**Aim:**
Identify each line in the records below that contains the word "this", and copy it.
** START OF Dataset entries **
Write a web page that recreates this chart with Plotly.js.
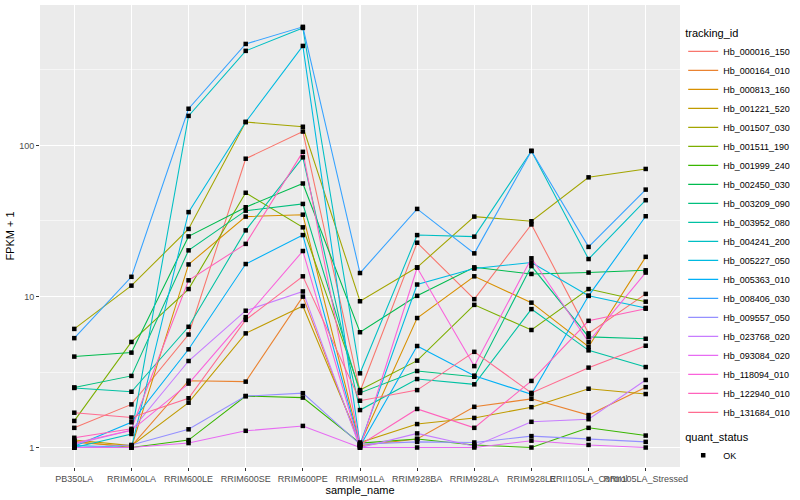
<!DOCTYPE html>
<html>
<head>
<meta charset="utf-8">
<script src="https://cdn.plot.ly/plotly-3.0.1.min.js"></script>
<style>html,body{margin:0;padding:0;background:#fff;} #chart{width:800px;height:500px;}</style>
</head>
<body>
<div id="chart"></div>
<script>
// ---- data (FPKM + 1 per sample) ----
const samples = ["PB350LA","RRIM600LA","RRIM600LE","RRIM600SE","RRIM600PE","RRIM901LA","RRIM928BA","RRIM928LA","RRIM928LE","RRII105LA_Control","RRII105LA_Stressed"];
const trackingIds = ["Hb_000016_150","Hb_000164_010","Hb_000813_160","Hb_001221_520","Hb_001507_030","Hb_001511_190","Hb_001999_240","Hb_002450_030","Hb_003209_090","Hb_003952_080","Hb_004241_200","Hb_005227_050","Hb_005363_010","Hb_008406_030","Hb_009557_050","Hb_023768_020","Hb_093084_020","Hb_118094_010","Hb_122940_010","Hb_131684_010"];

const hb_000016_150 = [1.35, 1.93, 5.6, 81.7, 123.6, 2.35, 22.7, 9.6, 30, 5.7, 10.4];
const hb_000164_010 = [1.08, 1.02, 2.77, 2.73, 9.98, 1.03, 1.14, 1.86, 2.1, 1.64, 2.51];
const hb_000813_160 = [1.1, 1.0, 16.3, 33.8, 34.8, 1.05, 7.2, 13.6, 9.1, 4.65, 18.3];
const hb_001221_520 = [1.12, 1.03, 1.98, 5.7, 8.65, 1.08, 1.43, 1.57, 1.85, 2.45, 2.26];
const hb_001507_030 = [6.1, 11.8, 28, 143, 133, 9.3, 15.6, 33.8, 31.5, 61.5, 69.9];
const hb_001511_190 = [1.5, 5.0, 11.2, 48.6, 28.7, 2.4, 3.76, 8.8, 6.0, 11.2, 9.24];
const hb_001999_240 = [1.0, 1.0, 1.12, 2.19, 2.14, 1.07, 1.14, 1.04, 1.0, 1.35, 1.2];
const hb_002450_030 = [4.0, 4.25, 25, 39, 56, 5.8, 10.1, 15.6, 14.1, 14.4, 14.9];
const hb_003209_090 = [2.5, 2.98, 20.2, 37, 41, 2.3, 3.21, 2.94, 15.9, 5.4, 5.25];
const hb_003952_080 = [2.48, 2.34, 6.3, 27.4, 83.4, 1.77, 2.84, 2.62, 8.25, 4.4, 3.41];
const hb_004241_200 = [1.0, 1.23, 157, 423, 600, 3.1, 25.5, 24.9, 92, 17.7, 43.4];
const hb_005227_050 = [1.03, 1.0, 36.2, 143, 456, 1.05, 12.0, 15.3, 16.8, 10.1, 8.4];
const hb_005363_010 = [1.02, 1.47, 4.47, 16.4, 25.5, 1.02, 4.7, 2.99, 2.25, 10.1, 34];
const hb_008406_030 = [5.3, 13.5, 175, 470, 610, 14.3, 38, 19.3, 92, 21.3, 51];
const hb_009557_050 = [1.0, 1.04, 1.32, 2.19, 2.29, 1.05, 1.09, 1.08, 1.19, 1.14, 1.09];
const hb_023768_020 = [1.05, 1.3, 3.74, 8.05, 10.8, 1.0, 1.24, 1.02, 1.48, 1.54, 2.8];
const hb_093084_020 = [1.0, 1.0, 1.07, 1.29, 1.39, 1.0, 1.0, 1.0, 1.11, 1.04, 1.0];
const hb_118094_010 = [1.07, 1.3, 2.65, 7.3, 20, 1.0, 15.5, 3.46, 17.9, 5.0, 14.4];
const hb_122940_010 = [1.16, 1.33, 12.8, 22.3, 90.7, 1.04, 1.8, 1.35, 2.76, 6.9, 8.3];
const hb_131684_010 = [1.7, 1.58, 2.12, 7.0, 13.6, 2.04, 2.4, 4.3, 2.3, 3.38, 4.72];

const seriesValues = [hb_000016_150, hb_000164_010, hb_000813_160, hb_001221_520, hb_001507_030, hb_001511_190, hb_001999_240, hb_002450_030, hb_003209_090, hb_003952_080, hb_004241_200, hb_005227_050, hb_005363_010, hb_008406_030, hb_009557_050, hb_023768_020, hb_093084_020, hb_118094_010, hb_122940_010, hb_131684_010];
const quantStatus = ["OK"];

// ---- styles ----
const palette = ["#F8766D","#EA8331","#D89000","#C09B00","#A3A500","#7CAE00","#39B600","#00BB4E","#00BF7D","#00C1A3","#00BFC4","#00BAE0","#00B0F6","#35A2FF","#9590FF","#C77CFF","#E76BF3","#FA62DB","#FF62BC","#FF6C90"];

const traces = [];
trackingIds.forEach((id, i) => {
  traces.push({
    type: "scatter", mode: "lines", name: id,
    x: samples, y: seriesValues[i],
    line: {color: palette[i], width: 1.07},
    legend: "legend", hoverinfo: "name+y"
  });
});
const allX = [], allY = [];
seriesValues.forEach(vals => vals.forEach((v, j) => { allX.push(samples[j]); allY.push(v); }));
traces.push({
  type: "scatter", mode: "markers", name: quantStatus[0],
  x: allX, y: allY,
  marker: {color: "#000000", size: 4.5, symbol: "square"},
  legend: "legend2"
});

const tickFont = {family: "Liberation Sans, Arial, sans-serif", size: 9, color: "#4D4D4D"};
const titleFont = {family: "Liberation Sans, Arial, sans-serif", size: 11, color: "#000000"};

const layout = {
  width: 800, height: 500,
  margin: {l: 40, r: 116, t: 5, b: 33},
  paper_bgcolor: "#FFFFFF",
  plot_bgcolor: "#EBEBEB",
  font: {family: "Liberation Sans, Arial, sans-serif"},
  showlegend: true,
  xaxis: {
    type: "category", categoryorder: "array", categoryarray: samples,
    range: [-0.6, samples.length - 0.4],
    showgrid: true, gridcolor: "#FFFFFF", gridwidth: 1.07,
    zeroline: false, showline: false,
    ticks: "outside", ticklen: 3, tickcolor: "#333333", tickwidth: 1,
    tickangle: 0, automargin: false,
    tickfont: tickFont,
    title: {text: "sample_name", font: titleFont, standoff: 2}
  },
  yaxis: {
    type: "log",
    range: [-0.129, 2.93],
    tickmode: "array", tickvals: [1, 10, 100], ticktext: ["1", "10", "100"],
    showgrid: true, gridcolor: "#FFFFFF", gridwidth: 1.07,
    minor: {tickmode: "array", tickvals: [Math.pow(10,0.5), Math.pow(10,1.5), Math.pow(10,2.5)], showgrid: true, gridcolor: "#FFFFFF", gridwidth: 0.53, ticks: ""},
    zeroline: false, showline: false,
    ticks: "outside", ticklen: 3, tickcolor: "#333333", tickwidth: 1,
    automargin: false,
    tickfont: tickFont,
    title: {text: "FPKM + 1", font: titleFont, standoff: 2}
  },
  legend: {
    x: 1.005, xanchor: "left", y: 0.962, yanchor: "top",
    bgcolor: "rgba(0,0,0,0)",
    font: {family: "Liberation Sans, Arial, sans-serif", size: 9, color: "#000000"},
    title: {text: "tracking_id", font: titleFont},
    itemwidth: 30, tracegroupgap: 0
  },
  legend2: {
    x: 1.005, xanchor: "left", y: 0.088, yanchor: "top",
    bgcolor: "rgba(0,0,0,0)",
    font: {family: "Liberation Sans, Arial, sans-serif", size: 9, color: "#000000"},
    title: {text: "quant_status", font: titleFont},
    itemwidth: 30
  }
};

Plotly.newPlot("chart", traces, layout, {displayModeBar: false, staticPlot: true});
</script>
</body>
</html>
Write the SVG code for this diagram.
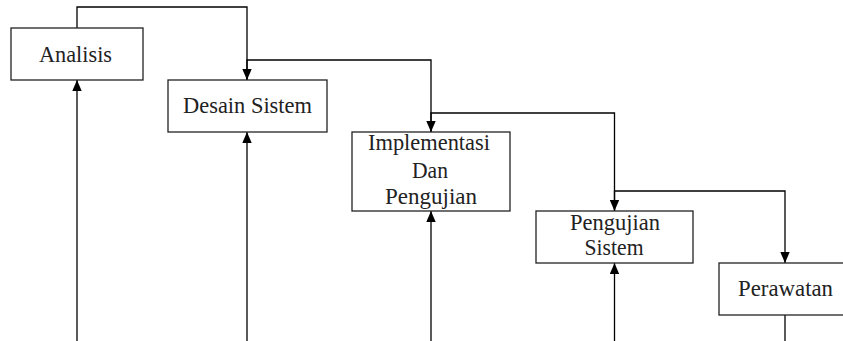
** END OF Dataset entries **
**Exercise output:**
Write a web page that recreates this chart with Plotly.js.
Write the SVG code for this diagram.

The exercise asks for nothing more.